## GIVEN INSTRUCTION
Copy all of the material exactly. Pictures are not to appear in the copy.

§

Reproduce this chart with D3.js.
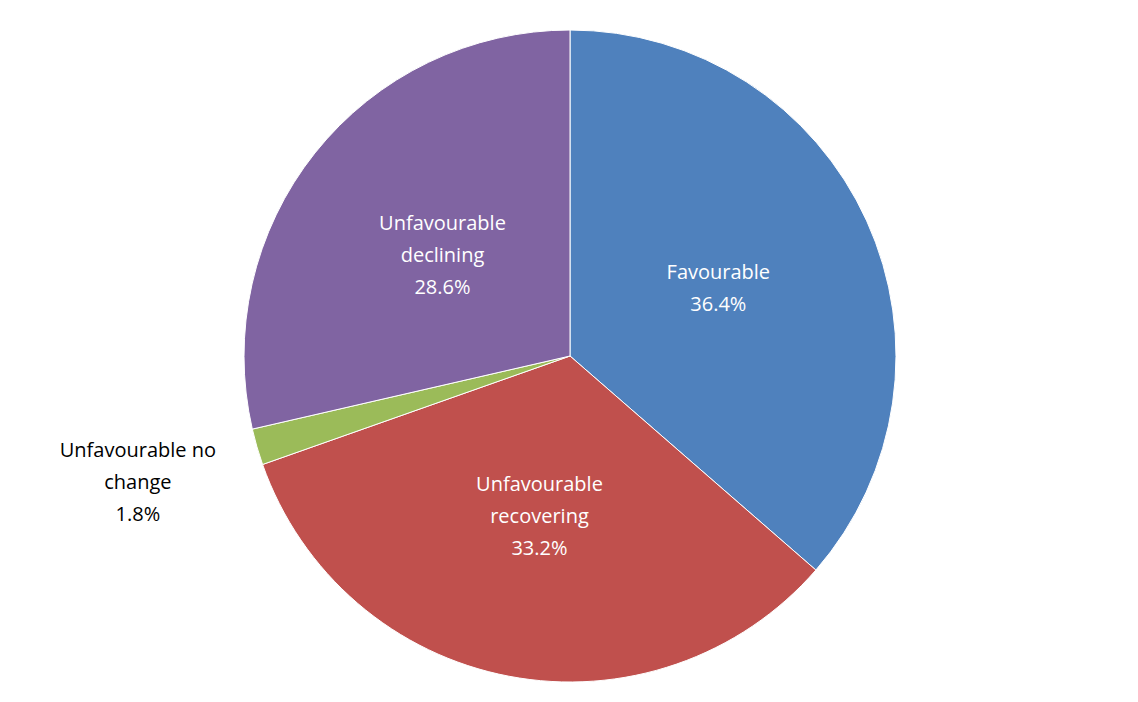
<!DOCTYPE html>
<html>
<head>
<meta charset="utf-8">
<script src="https://cdn.jsdelivr.net/npm/d3@7"></script>
<style>body{margin:0;background:#fff;}</style>
</head>
<body>
<svg id="chart" width="1138" height="702"></svg>
<script>
var categories = ["Favourable", "Unfavourable recovering", "Unfavourable no change", "Unfavourable declining"];
var labelLines = [["Favourable"], ["Unfavourable", "recovering"], ["Unfavourable no", "change"], ["Unfavourable", "declining"]];
var values = [36.4, 33.2, 1.8, 28.6];
var colors = ["#4F81BD", "#C0504D", "#9BBB59", "#8064A2"];
var outside = [false, false, true, false];

var cx = 570, cy = 356, r = 326;
var svg = d3.select("#chart");
var g = svg.append("g").attr("transform", "translate(" + cx + "," + cy + ")");

var pie = d3.pie().sort(null).value(function(d) { return d; });
var arcs = pie(values);
var arc = d3.arc().innerRadius(0).outerRadius(r);
var inLabel = d3.arc().innerRadius(163).outerRadius(163);
var outLabel = d3.arc().innerRadius(450).outerRadius(450);

g.selectAll("path")
    .data(arcs)
    .enter()
    .append("path")
    .attr("d", arc)
    .attr("fill", function(d, i) { return colors[i]; })
    .attr("stroke", "#fff")
    .attr("stroke-width", 1);

var lh = 32;
arcs.forEach(function(d, i) {
    var c = outside[i] ? outLabel.centroid(d) : inLabel.centroid(d);
    var lines = labelLines[i].concat([values[i].toFixed(1) + "%"]);
    var t = g.append("text")
        .attr("text-anchor", "middle")
        .attr("font-family", "'Open Sans', 'Noto Sans', sans-serif")
        .attr("font-size", "20px")
        .attr("fill", outside[i] ? "#000" : "#fff");
    lines.forEach(function(s, j) {
        t.append("tspan")
            .attr("x", c[0])
            .attr("y", c[1] + (j - (lines.length - 1) / 2) * lh + 7)
            .text(s);
    });
});
</script>
</body>
</html>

§

## ANSWER TO THIS TASK
Reproduce this chart with D3.js.
<!DOCTYPE html>
<html>
<head>
<meta charset="utf-8">
<script src="https://cdn.jsdelivr.net/npm/d3@7"></script>
<style>body{margin:0;background:#fff;}</style>
</head>
<body>
<svg id="chart" width="1138" height="702"></svg>
<script>
var categories = ["Favourable", "Unfavourable recovering", "Unfavourable no change", "Unfavourable declining"];
var labelLines = [["Favourable"], ["Unfavourable", "recovering"], ["Unfavourable no", "change"], ["Unfavourable", "declining"]];
var values = [36.4, 33.2, 1.8, 28.6];
var colors = ["#4F81BD", "#C0504D", "#9BBB59", "#8064A2"];
var outside = [false, false, true, false];

var cx = 570, cy = 356, r = 326;
var svg = d3.select("#chart");
var g = svg.append("g").attr("transform", "translate(" + cx + "," + cy + ")");

var pie = d3.pie().sort(null).value(function(d) { return d; });
var arcs = pie(values);
var arc = d3.arc().innerRadius(0).outerRadius(r);
var inLabel = d3.arc().innerRadius(163).outerRadius(163);
var outLabel = d3.arc().innerRadius(450).outerRadius(450);

g.selectAll("path")
    .data(arcs)
    .enter()
    .append("path")
    .attr("d", arc)
    .attr("fill", function(d, i) { return colors[i]; })
    .attr("stroke", "#fff")
    .attr("stroke-width", 1);

var lh = 32;
arcs.forEach(function(d, i) {
    var c = outside[i] ? outLabel.centroid(d) : inLabel.centroid(d);
    var lines = labelLines[i].concat([values[i].toFixed(1) + "%"]);
    var t = g.append("text")
        .attr("text-anchor", "middle")
        .attr("font-family", "'Open Sans', 'Noto Sans', sans-serif")
        .attr("font-size", "20px")
        .attr("fill", outside[i] ? "#000" : "#fff");
    lines.forEach(function(s, j) {
        t.append("tspan")
            .attr("x", c[0])
            .attr("y", c[1] + (j - (lines.length - 1) / 2) * lh + 7)
            .text(s);
    });
});
</script>
</body>
</html>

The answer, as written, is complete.